At the company I work for we use subversion and TortoiseSVN to manage our source code. Each project is branched off the trunk. When we need to integrate the different projects for a release, we create a release branch that contains the code that will be integrated, tested, and deployed to production. Typically we only have one release branch.
Recently, however, some of the items in one of the projects got delayed and were scheduled to go into the next release. As a result, someone requested that a second release branch be created to hold the delayed changes and prevent them from getting merged into the current release.

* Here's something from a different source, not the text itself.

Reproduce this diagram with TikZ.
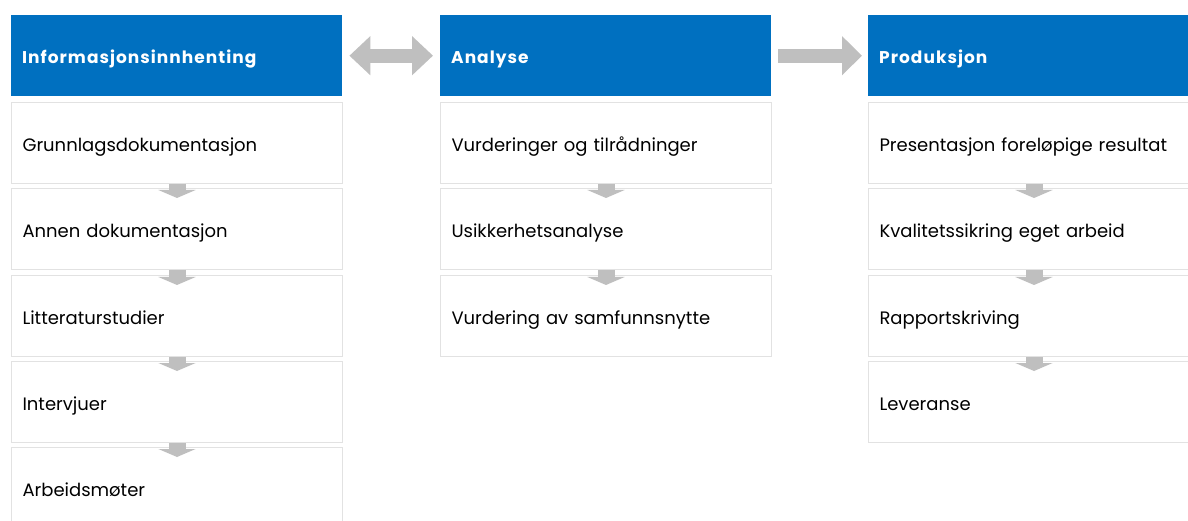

So far this has caused us a lot of grief and lots of tree conflicts since some items in the future release branch are dependent on items in the current release branch. The only way we were able to solve these issues was to wait until the current release was deployed, merge the release branch into the trunk, merge the trunk into the future release branch, and then merge the changes from project branch into the future release branch.
As a result of this issue we have had to recommend that we should never have more than one release branch because it causes merge issues.
However, I am wondering if this is the correct way to go. Does anyone know if it is possible to manage multiple release branches in subversion? Surely it must be possible to manage features that get delayed without compromising one's ability to do merges.
Does anyone out there have any experience concerning the scenario I've presented that you'd be willing to share? I'd just like to know how I can improve the way releases are managed at my workplace so this doesn't happen again.